Beal’s start was exactly what was needed for Washington to get the jump on the Warriors, even if his scoring dissipated for the final three stanzas. He ended up with 25 points.

“I think that first quarter, in the first 18 minutes, we were just locked in,” said Wizards head coach Scott Brooks. “We were making shots and extra passing. Defensively, we were all over the floor and we were scrambling for multiple efforts. Brad was a big part of that. He’s a knock-down shooter, he’s a knock-down playmaker, he can take it to the basket. He has it all, and he’s going to continue to display that and get better every year. We just keep challenging him to make plays.”

Brooks continued: “When you’re that type of talented playmaker, you can’t worry about a quarter, or two quarters, you just have to keep doing the right things. It always ends up going well for you, unless you have a bad night.”

The task was made easier for the Wizards when Warriors forward Kevin Durant left the game less than two minutes in, as he hyperextended his left knee when teammate Zaza Pachulia fell into Durant after being thrown down to the ground and fouled by Wizards center Marcin Gortat. Durant went in for an MRI did not return, leaving Golden State shorthanded for the rest of the evening on night when they were playing the second of a back-to-back.

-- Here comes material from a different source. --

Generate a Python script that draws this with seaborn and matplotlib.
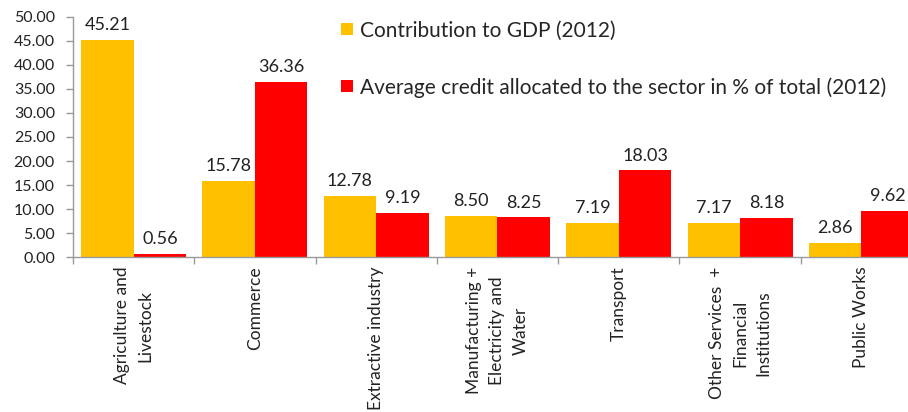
import matplotlib
matplotlib.use("Agg")
import matplotlib.pyplot as plt
import seaborn as sns
import pandas as pd
from matplotlib.ticker import FixedLocator, MultipleLocator

sectors = [
    "Agriculture and\nLivestock",
    "Commerce",
    "Extractive industry",
    "Manufacturing +\nElectricity and\nWater",
    "Transport",
    "Other Services  +\nFinancial\nInstitutions",
    "Public Works",
]
gdp_share = [45.21, 15.78, 12.78, 8.50, 7.19, 7.17, 2.86]
credit_share = [0.56, 36.36, 9.19, 8.25, 18.03, 8.18, 9.62]
series_names = [
    "Contribution to GDP (2012)",
    "Average credit allocated to the sector in % of total (2012)",
]
colors = ["#FFC000", "#FF0000"]

df = pd.DataFrame({
    "sector": sectors * 2,
    "value": gdp_share + credit_share,
    "series": [series_names[0]] * len(sectors) + [series_names[1]] * len(sectors),
})

sns.set_style("white")
plt.rcParams["font.family"] = ["Lato", "DejaVu Sans"]

fig = plt.figure(figsize=(9.08, 4.12), dpi=100)
ax = fig.add_axes([0.0804, 0.376, 0.935, 0.583])

sns.barplot(data=df, x="sector", y="value", hue="series", order=sectors,
            hue_order=series_names, palette=colors, width=0.866, gap=0,
            saturation=1, errorbar=None, ax=ax, edgecolor="none", linewidth=0)

for cont in ax.containers:
    ax.bar_label(cont, fmt="%.2f", padding=5, fontsize=13, color="#222222")

ax.set_ylim(0, 50)
ax.set_xlim(-0.5, len(sectors) - 0.5)
ax.yaxis.set_major_locator(MultipleLocator(5))
ax.set_yticklabels([f"{v:.2f}" for v in ax.get_yticks()])
ax.tick_params(axis="y", labelsize=11.5, length=5, width=1, color="#999999",
               left=True, pad=8, labelcolor="#222222")

# boundary ticks between categories, labels at centres
ax.xaxis.set_major_locator(FixedLocator([i - 0.5 for i in range(len(sectors) + 1)]))
ax.xaxis.set_major_formatter(plt.NullFormatter())
ax.set_xticks(list(range(len(sectors))), minor=True)
ax.set_xticklabels(sectors, minor=True, rotation=90, ha="center", va="top",
                   multialignment="center", fontsize=12.5, color="#222222",
                   linespacing=1.55)
ax.tick_params(axis="x", which="major", length=5, width=1, color="#999999", bottom=True)
ax.tick_params(axis="x", which="minor", length=0, pad=7)

ax.set_xlabel("")
ax.set_ylabel("")
for side in ["top", "right"]:
    ax.spines[side].set_visible(False)
for side in ["left", "bottom"]:
    ax.spines[side].set_color("#999999")
    ax.spines[side].set_linewidth(1)

ax.legend(loc="upper left", bbox_to_anchor=(0.316, 0.985), frameon=False,
          fontsize=15, handlelength=0.55, handleheight=0.55, handletextpad=0.35,
          labelspacing=1.75, borderaxespad=0, borderpad=0)

fig.savefig("out.png", dpi=100)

“It is not going to be a very happy locker room at all,” said Stephen Curry, who ended up with 25 points. “Obviously, we are worried about KD, want to make sure he is alright, and you hate losing, so it’s a mixture of everything.”

Once down 19 points, Golden State engineered a furious comeback, holding the Wizards to a 3-of-17 shooting stretch between the second and third quarters while chipping away at the lead and closing the gap to 12 at the half. From there, Curry scored 15 third-quarter points – including hitting his only two three-pointers of the game – to help pull the Warriors even at 85 starting the final 12 minutes of play.

Neither team could pull away in a fourth quarter that featured 10 lead changes, but the pivotal play proved to be Otto Porter’s offensive rebound after a John Wall miss with the game tied at 108. Porter was fouled in the process with 17 seconds remaining, and he hit both free throws, giving the Wizards a two-point lead. That allowed the Warriors one more chance, which allowed the 20,000-plus at the Verizon Center to have unwanted flashbacks.

Earlier in the month, the game’s biggest superstar, LeBron James, hit a miracle three-pointer for the Cavaliers just before the buzzer to force overtime in another marquee matchup at the Verizon Center. The sense of déjà vu was in the air as Curry dribbled high above the key and let go of a 30-footer with about five seconds remaining. It hit off the back rim, however, and after Markieff Morris hit two free throws after he grabbed Curry’s miss and was fouled, the celebration was on.

“We made a few more plays than them down the stretch,” said Brooks. “It was obviously a hard-fought game. Both teams were clawing and grabbing and punching each other trying to win the game. I’m glad we made a few more plays. [Markieff Morris] stepped up and made two big free throws. Otto [Porter] had a big rebound and we got a big stop. Brad [Beal] was Brad, just like he always plays. John [Wall] had 19 assists, which is just an incredible performance. He didn’t shoot the ball well but really controlled the game with his passing.”

Curry as well as backcourt mate Klay Thompson struggled shooting, going a combined 14-of-40 from the field. Draymond Green almost recorded a triple-double with 14 points, 14 assists and eight rebounds, while Shaun Livingston, playing an even bigger role with the loss of Durant, had 14 points.

“It was a great response,” said Warriors head coach Steve Kerr about his team coming back from 19 points down to, at one point, take a three-point lead. “It was a hell of a basketball game. The fans got their monies worth. It was a great competition and I liked how we came back after we were kind of thrown for a loop early on. We had to change all of our rotations and I thought our guys, once we took that first blow, got back into the game, did a good job and we just couldn’t close out.”

Even more good news for the Wizards came from the play of its bench, a source of concern for Washington all season long. New acquisition Bojan Bogdanovic, who scored 15 points in his Wizards’ home debut on Sunday, followed that up with 16 points tonight in 24 minutes, with nine of those points coming in the second quarter as Washington’s second unit was able to play with the lead and hold onto that healthy margin.

“When you play with those guys that are All-Star players, it’s easy to adjust and easy to give your impact to a game,” said Bogdanovic, who was acquired last week in a trade with the Brooklyn Nets.

Now with its first win under its belt in the second half, Washington continues its toughest stretch on the schedule this season; a home-and-home with Toronto starts tomorrow at the Air Canada Centre and, after a home game against the Orlando Magic on Sunday, the Wizards start a five-game Western Conference road swing while the Verizon Center hosts the Big Ten Tournament.